Urcioli later informed DiNoto about his other company, Hartford Fibre Drum. Once Hartford was proven legitimate, DiNoto and Urcioli agreed to include it in the kickback scheme.

For about eight years, DiNoto told Urcioli how many extra drums to charge but not deliver. Once Urcioli created the fake invoices, DiNoto approved them and sent them to his company headquarters for payment. Urcioli also prepared a purchase order ticket outlining the fraudulent orders and kickback calculations. 

Urcioli then sent the purchase order tickets and kickback share amounts in an envelope to Kleinman's and DiNoto's residences. The checks also created the illusion that the payments were to drum wholesalers and could be deductible as a cost of goods sold. 
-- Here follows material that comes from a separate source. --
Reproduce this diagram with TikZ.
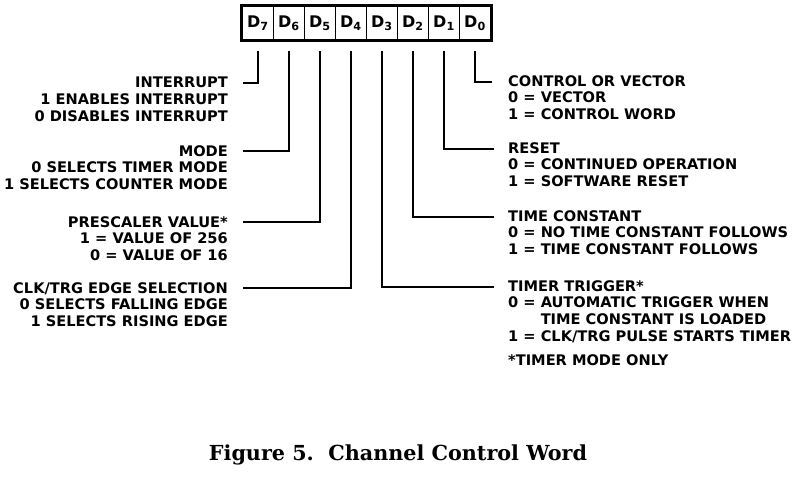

According to the DOJ, Urcioli falsely invoiced Company 1 about $20.3 million dollars from 2012 to 2020, with Kleinman collecting over $2.3 million in kickbacks. Kleinman deposited the checks into the business account of a company he formed, where they were withdrawn as cash or transferred to another bank account. 

The release mentioned that, between 2017 and 2019, Kleinman's income tax returns filed with the IRS did not report his kickback share of about $1 million as personal or business income. 

In addition to his prison sentence, Kleinman must pay over $19 million in restitution and forfeit about $2 million. DiNoto and Urcioli had previously pleaded guilty to their roles.